■ **WHAT YOU SHOULD DO**: Write the data below out exactly as it stands. Do not include the pictures.

■ **INPUT**:

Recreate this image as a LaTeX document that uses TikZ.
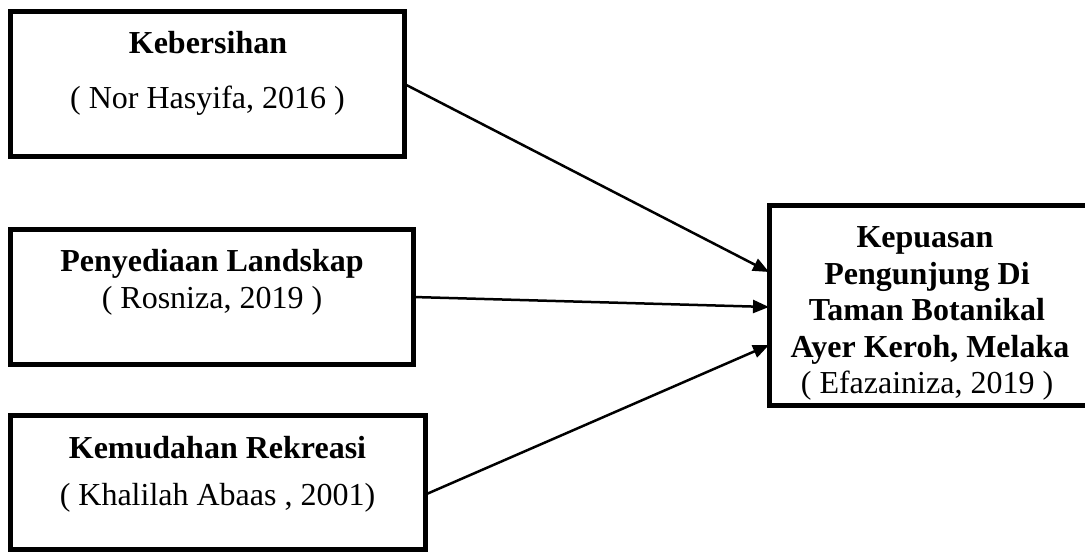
\documentclass[tikz,border=0pt]{standalone}
\usepackage{fontspec}
\setmainfont{Liberation Serif}
\usetikzlibrary{arrows.meta}
\begin{document}
\begin{tikzpicture}[x=1pt,y=-1pt,
  box/.style={draw=black,line width=5pt,rectangle,inner sep=0pt,outer sep=0pt},
  txt/.style={anchor=base,inner sep=0pt,font=\fontsize{32}{37}\selectfont},
  btxt/.style={txt,font=\fontsize{32}{37}\selectfont\bfseries},
  conn/.style={line width=2.5pt,-{Triangle[length=16pt,width=13pt]}}]
\clip (0,0) rectangle (1085,552);
\fill[white] (0,0) rectangle (1085,552);
% boxes
\node[box,minimum width=394pt,minimum height=145pt] (b1) at (207.5,84) {};
\node[box,minimum width=403pt,minimum height=135pt] (b2) at (212,297) {};
\node[box,minimum width=415pt,minimum height=134pt] (b3) at (218,482.5) {};
\node[box,minimum width=320pt,minimum height=200pt] (b4) at (929,305) {};
% texts
\node[btxt] (t1a) at (208,53) {Kebersihan};
\node[txt] (t1b) at (207.5,108) {( Nor Hasyifa, 2016 )};
\node[btxt] (t2a) at (212,271) {Penyediaan Landskap};
\node[txt] (t2b) at (212,308) {( Rosniza, 2019 )};
\node[btxt] (t3a) at (217.5,458) {Kemudahan Rekreasi};
\node[txt] (t3b) at (217.5,505) {( Khalilah Abaas , 2001)};
\node[btxt] (t4a) at (925,247) {Kepuasan};
\node[btxt] (t4b) at (927,284) {Pengunjung Di};
\node[btxt] (t4c) at (927,320) {Taman Botanikal};
\node[btxt] (t4d) at (930,357) {Ayer Keroh, Melaka};
\node[txt] (t4e) at (927,393) {( Efazainiza, 2019 )};
% connectors
\draw[conn] (b1.east) -- ([yshift=33pt]b4.west);
\draw[conn] (b2.east) -- ([yshift=-2pt]b4.west);
\draw[conn] ([yshift=-12pt]b3.east) -- ([yshift=-40pt]b4.west);
\end{tikzpicture}
\end{document}
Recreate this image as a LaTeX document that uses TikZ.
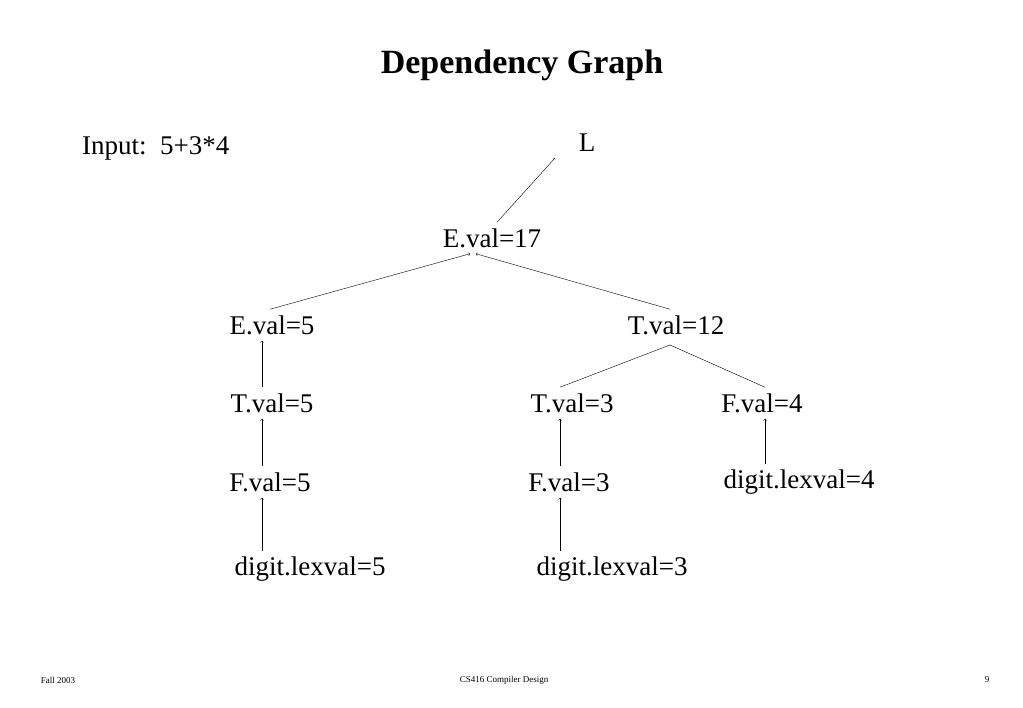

■ **FINISHED ANSWER**:
Recreate this image as a LaTeX document that uses TikZ.
\documentclass[tikz,border=0pt]{standalone}
\usepackage{fontspec}
\setmainfont{Liberation Serif}
\usetikzlibrary{arrows.meta}
\begin{document}
\begin{tikzpicture}[x=1pt,y=-1pt,
  box/.style={draw=black,line width=5pt,rectangle,inner sep=0pt,outer sep=0pt},
  txt/.style={anchor=base,inner sep=0pt,font=\fontsize{32}{37}\selectfont},
  btxt/.style={txt,font=\fontsize{32}{37}\selectfont\bfseries},
  conn/.style={line width=2.5pt,-{Triangle[length=16pt,width=13pt]}}]
\clip (0,0) rectangle (1085,552);
\fill[white] (0,0) rectangle (1085,552);
% boxes
\node[box,minimum width=394pt,minimum height=145pt] (b1) at (207.5,84) {};
\node[box,minimum width=403pt,minimum height=135pt] (b2) at (212,297) {};
\node[box,minimum width=415pt,minimum height=134pt] (b3) at (218,482.5) {};
\node[box,minimum width=320pt,minimum height=200pt] (b4) at (929,305) {};
% texts
\node[btxt] (t1a) at (208,53) {Kebersihan};
\node[txt] (t1b) at (207.5,108) {( Nor Hasyifa, 2016 )};
\node[btxt] (t2a) at (212,271) {Penyediaan Landskap};
\node[txt] (t2b) at (212,308) {( Rosniza, 2019 )};
\node[btxt] (t3a) at (217.5,458) {Kemudahan Rekreasi};
\node[txt] (t3b) at (217.5,505) {( Khalilah Abaas , 2001)};
\node[btxt] (t4a) at (925,247) {Kepuasan};
\node[btxt] (t4b) at (927,284) {Pengunjung Di};
\node[btxt] (t4c) at (927,320) {Taman Botanikal};
\node[btxt] (t4d) at (930,357) {Ayer Keroh, Melaka};
\node[txt] (t4e) at (927,393) {( Efazainiza, 2019 )};
% connectors
\draw[conn] (b1.east) -- ([yshift=33pt]b4.west);
\draw[conn] (b2.east) -- ([yshift=-2pt]b4.west);
\draw[conn] ([yshift=-12pt]b3.east) -- ([yshift=-40pt]b4.west);
\end{tikzpicture}
\end{document}
Recreate this image as a LaTeX document that uses TikZ.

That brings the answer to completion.